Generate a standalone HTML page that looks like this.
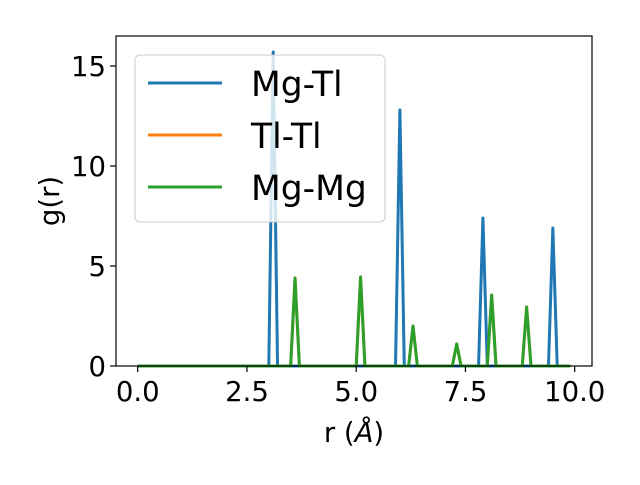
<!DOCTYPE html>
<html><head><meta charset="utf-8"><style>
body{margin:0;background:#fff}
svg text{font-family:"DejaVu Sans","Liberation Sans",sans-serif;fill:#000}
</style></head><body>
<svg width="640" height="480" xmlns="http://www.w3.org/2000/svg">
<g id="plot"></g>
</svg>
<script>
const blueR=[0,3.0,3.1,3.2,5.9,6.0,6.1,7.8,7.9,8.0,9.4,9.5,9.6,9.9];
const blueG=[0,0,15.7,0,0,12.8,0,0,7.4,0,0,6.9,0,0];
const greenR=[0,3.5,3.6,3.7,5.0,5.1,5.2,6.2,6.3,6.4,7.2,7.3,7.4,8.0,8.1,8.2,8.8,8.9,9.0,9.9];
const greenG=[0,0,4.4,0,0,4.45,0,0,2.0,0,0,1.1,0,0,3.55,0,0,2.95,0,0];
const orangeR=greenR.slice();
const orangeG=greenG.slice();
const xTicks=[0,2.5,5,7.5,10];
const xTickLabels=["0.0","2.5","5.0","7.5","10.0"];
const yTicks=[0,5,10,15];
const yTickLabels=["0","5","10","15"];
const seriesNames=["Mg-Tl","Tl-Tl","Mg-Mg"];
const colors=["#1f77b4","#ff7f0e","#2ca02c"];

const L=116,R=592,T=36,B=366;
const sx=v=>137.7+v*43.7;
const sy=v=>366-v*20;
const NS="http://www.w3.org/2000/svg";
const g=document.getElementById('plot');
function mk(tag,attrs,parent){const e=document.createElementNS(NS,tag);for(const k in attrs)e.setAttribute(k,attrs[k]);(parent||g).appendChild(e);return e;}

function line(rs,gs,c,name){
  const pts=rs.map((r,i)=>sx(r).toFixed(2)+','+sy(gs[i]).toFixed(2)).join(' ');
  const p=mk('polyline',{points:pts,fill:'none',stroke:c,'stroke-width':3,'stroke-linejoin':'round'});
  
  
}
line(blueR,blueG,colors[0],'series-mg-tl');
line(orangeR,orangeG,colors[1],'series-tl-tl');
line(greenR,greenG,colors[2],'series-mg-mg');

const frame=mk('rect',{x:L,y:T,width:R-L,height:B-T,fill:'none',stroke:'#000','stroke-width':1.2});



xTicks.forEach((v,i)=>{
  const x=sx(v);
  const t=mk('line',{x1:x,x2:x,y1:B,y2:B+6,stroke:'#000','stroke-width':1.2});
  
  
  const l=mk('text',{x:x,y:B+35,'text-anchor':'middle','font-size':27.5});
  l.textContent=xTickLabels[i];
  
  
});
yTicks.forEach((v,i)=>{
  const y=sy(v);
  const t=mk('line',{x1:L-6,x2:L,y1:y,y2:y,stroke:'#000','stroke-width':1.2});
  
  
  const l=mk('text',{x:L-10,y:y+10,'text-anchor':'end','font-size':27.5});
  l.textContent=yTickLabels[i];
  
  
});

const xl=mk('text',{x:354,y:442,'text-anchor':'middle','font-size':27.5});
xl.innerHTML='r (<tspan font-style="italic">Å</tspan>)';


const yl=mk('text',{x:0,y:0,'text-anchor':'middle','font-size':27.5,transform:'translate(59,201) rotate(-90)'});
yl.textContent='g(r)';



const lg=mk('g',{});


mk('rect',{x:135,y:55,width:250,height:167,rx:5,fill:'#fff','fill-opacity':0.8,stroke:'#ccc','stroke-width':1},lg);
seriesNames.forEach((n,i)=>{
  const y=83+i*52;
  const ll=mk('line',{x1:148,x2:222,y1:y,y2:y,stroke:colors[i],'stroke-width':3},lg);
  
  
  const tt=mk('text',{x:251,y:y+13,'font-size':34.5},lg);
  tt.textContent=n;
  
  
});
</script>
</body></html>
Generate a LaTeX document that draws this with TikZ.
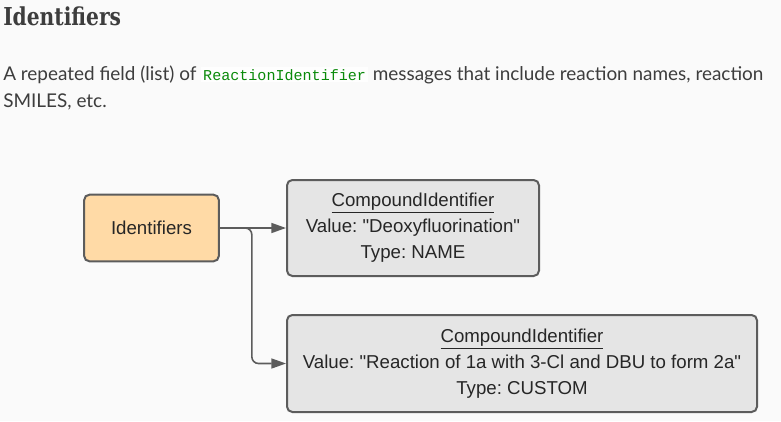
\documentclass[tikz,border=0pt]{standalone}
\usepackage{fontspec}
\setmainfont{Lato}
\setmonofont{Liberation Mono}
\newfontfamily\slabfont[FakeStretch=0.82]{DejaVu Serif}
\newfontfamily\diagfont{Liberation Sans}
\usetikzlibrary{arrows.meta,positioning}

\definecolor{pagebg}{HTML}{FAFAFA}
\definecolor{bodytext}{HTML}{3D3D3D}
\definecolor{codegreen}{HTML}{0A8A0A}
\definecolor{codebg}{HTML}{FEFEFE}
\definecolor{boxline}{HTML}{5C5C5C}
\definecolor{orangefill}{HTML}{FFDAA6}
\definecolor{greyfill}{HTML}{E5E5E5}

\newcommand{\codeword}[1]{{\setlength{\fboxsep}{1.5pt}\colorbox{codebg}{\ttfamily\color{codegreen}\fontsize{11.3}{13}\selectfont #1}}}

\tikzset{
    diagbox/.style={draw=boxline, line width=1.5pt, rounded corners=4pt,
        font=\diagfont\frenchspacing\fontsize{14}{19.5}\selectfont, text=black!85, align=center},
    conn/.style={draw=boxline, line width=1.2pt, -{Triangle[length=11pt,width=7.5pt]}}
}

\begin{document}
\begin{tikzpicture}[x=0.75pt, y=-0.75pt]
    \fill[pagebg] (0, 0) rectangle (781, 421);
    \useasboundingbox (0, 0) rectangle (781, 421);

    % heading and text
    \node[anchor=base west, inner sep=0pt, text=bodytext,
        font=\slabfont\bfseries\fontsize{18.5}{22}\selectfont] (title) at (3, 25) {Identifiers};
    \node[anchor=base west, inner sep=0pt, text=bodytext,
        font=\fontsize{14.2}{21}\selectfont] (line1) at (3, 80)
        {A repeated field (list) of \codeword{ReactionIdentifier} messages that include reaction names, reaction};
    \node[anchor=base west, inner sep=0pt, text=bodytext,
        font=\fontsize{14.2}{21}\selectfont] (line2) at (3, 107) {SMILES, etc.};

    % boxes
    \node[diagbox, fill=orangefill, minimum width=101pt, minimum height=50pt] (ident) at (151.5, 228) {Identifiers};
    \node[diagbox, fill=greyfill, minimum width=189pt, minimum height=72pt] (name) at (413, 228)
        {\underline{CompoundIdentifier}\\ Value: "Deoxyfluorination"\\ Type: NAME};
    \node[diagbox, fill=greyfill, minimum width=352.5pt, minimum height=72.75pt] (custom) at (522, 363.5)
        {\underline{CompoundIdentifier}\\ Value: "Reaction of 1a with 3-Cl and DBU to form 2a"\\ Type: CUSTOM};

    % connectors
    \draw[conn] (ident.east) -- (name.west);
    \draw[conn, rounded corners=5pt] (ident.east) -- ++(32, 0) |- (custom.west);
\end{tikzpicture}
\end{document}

____

WRITTEN TASK
Begin with the first line of the entries above and write out each line exactly, ending with the line containing "e=document.createElementNS(NS,tag);for(const k in". Leave out pictures.

REPLY TO THE TASK
Generate a standalone HTML page that looks like this.
<!DOCTYPE html>
<html><head><meta charset="utf-8"><style>
body{margin:0;background:#fff}
svg text{font-family:"DejaVu Sans","Liberation Sans",sans-serif;fill:#000}
</style></head><body>
<svg width="640" height="480" xmlns="http://www.w3.org/2000/svg">
<g id="plot"></g>
</svg>
<script>
const blueR=[0,3.0,3.1,3.2,5.9,6.0,6.1,7.8,7.9,8.0,9.4,9.5,9.6,9.9];
const blueG=[0,0,15.7,0,0,12.8,0,0,7.4,0,0,6.9,0,0];
const greenR=[0,3.5,3.6,3.7,5.0,5.1,5.2,6.2,6.3,6.4,7.2,7.3,7.4,8.0,8.1,8.2,8.8,8.9,9.0,9.9];
const greenG=[0,0,4.4,0,0,4.45,0,0,2.0,0,0,1.1,0,0,3.55,0,0,2.95,0,0];
const orangeR=greenR.slice();
const orangeG=greenG.slice();
const xTicks=[0,2.5,5,7.5,10];
const xTickLabels=["0.0","2.5","5.0","7.5","10.0"];
const yTicks=[0,5,10,15];
const yTickLabels=["0","5","10","15"];
const seriesNames=["Mg-Tl","Tl-Tl","Mg-Mg"];
const colors=["#1f77b4","#ff7f0e","#2ca02c"];

const L=116,R=592,T=36,B=366;
const sx=v=>137.7+v*43.7;
const sy=v=>366-v*20;
const NS="http://www.w3.org/2000/svg";
const g=document.getElementById('plot');
function mk(tag,attrs,parent){const e=document.createElementNS(NS,tag);for(const k in attrs)e.setAttribute(k,attrs[k]);(parent||g).appendChild(e);return e;}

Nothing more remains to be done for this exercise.